Oh, we know we are in Dixie. Hooray. Hooray?
Presidential sites are a common go-to on our road trips. We’ve done Presidential homes, Presidential gravesites, places where Presidential events occurred, statues of Presidential Presidents, paintings of Presidential winners and wannabes, and so on. Our drive through southern Mississippi on Day Five had given us a closer look at the post-term life of a very different leader — Jefferson Davis, the first and last President of the Confederate States of America, who spent his final years writing his memoirs at Beauvoir. Davis would’ve reigned the entirety of his scheduled six-year term if it hadn’t been for that darn Civil War and all those meddlesome Yankee kids. To his credit, he lasted a lot longer in office than William Henry Harrison and six other full-fledged American Presidents did.

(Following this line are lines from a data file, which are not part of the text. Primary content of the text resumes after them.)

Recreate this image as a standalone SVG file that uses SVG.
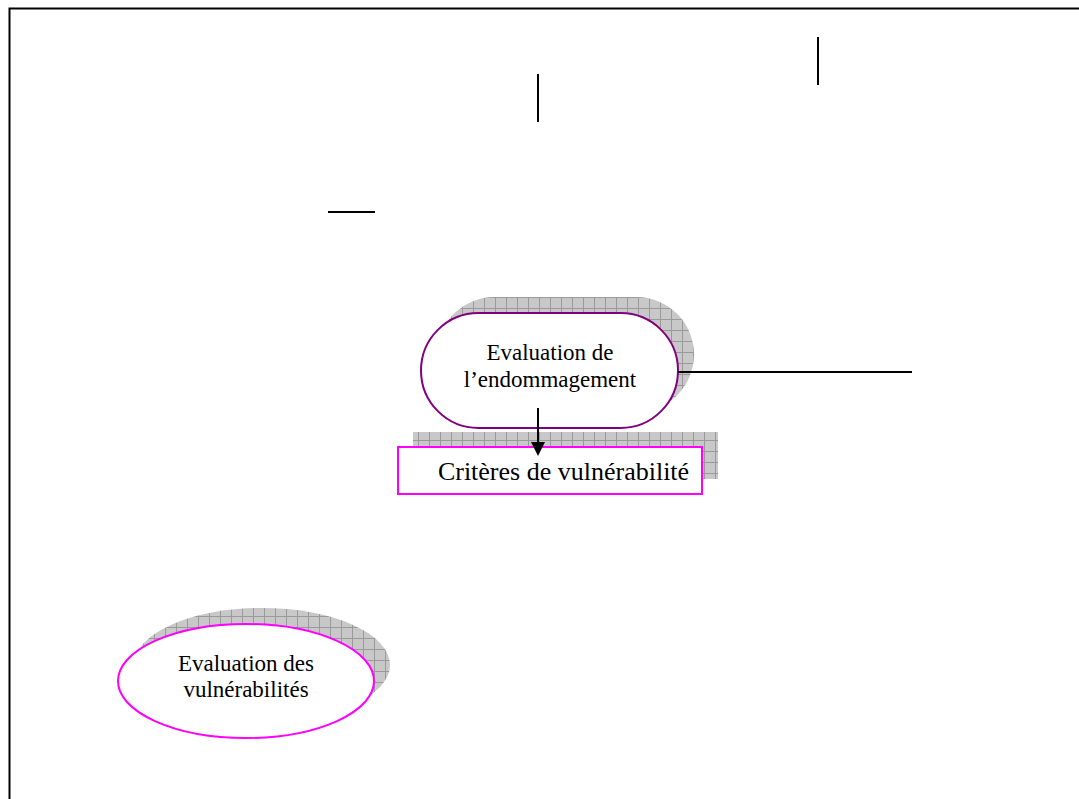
<svg xmlns="http://www.w3.org/2000/svg" width="1079" height="799" viewBox="0 0 1079 799">
<style>
.ln{stroke:#000;stroke-width:2;fill:none}
.sh{fill:url(#grid);stroke:none}
.t{font-family:"Liberation Serif",serif;font-size:23px;fill:#000;text-anchor:middle}
</style>
<defs>
<pattern id="grid" width="11" height="11" patternUnits="userSpaceOnUse">
<rect width="11" height="11" fill="#c8c8c8"/>
<path d="M0 0.5H11M0.5 0V11" stroke="#9a9a9a" stroke-width="1"/>
</pattern>
</defs>
<rect width="1079" height="799" fill="#fff"/>
<path d="M9.5 799V8.5H1079" stroke="#000" stroke-width="2" fill="none"/>
<g id="node-endommagement">
<rect class="sh" x="437" y="297" width="257" height="115" rx="57.5" ry="57.5"/>
<rect x="421" y="313" width="257" height="115" rx="57.5" ry="57.5" fill="#fff" stroke="#800080" stroke-width="2"/>
<text class="t" x="550" y="360">Evaluation de</text>
<text class="t" x="550" y="387">l’endommagement</text>
</g>
<g id="node-criteres">
<rect class="sh" x="413" y="432" width="305" height="47"/>
<rect x="398" y="447" width="304" height="47" fill="#fff" stroke="#ff00ff" stroke-width="2"/>
<text class="t" x="563.5" y="480" style="font-size:26px">Critères de vulnérabilité</text>
</g>
<g id="node-vulnerabilites">
<ellipse class="sh" cx="262" cy="665" rx="128" ry="57"/>
<ellipse cx="246" cy="681" rx="128" ry="57" fill="#fff" stroke="#ff00ff" stroke-width="2"/>
<text class="t" x="246" y="671">Evaluation des</text>
<text class="t" x="246" y="697">vulnérabilités</text>
</g>
<g id="connectors">
<line class="ln" x1="328" y1="212" x2="375" y2="212"/>
<line class="ln" x1="538" y1="74" x2="538" y2="122"/>
<line class="ln" x1="818" y1="37" x2="818" y2="85"/>
<line class="ln" x1="678" y1="372" x2="912" y2="372"/>
<line x1="538" y1="408" x2="538" y2="442" stroke="#000" stroke-width="2"/>
<path d="M531 442L545 442L538 456Z" fill="#000"/>
</g>
</svg>
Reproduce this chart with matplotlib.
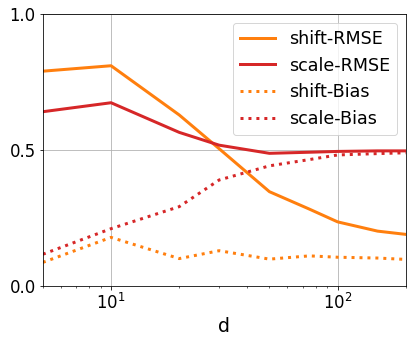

Maybe Davis’ endurance is one of the reasons Montgomery, Alabama, still holds a place in its collective heart for him, as we found on the morning of Day Six. Hence the large statue shown above, which stands tall on the grounds of the Alabama State Capitol. Our long walk around this mostly deserted metropolis had turned up a significant number of great moments in civil rights history, among other various commemorative images and places up and down its streets. But Davis and his legacy occupied far more square footage on the official Capitol grounds than any other personage or movement.